= Johannes Matelart =

Flemish composer

Johannes Matelart (also Matelart, Matellarto, Matelarte and other variations; first name sometimes Ioanne or Jean) (before 1538 – 7 June 1607) was a Flemish composer of the late Renaissance, active in Flanders, Bonn, and Rome.

Details of his life are relatively sparse. He came from west Flanders, and served as choirmaster in Bonn sometime in the earlier portion of his life. By 1558 he had probably come to Italy, staying until 1562, and in 1565 he took the post of maestro di cappella at the church of San Lorenzo in Damaso, where he remained for over 40 years. A note in a publication of 1596 indicates that he still held the post of choirmaster there, and was living in Rome.

Some of his music has survived, and unusually for a Roman composer, much of it is instrumental. He published a book of music for lute, which included not only 15 fantasias by himself, in tablature, but arrangements of pieces by Cristóbal de Morales, and Francesco Canova da Milano.

Matelart also wrote sacred vocal music, including a series of responsories for four and five voices (1596). This collection includes 21 chants by Matelart himself, as well as music by other composers, including Clemens non Papa, Orlande de Lassus, Costanzo Festa, and Giovanni Pierluigi da Palestrina.

A single secular madrigal by Matelart has survived, as well as several other pieces.

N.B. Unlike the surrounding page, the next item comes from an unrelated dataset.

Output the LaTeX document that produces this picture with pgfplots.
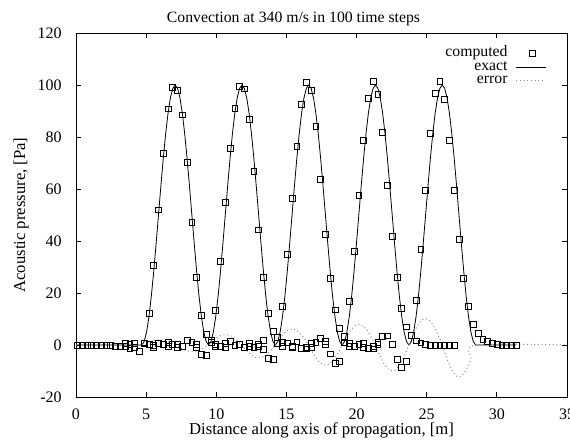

==References and further reading==
- Spiessens, Godelieve. "Ioanne Matelart"
- Gustave Reese, Music in the Renaissance. New York, W.W. Norton & Co., 1954. ISBN 0-393-09530-4 (Note: Reese believed that there were two composers of the same name, to account for the wide gap between years of publication, but recent research, as given in the article by Spiessens, contradicts this.)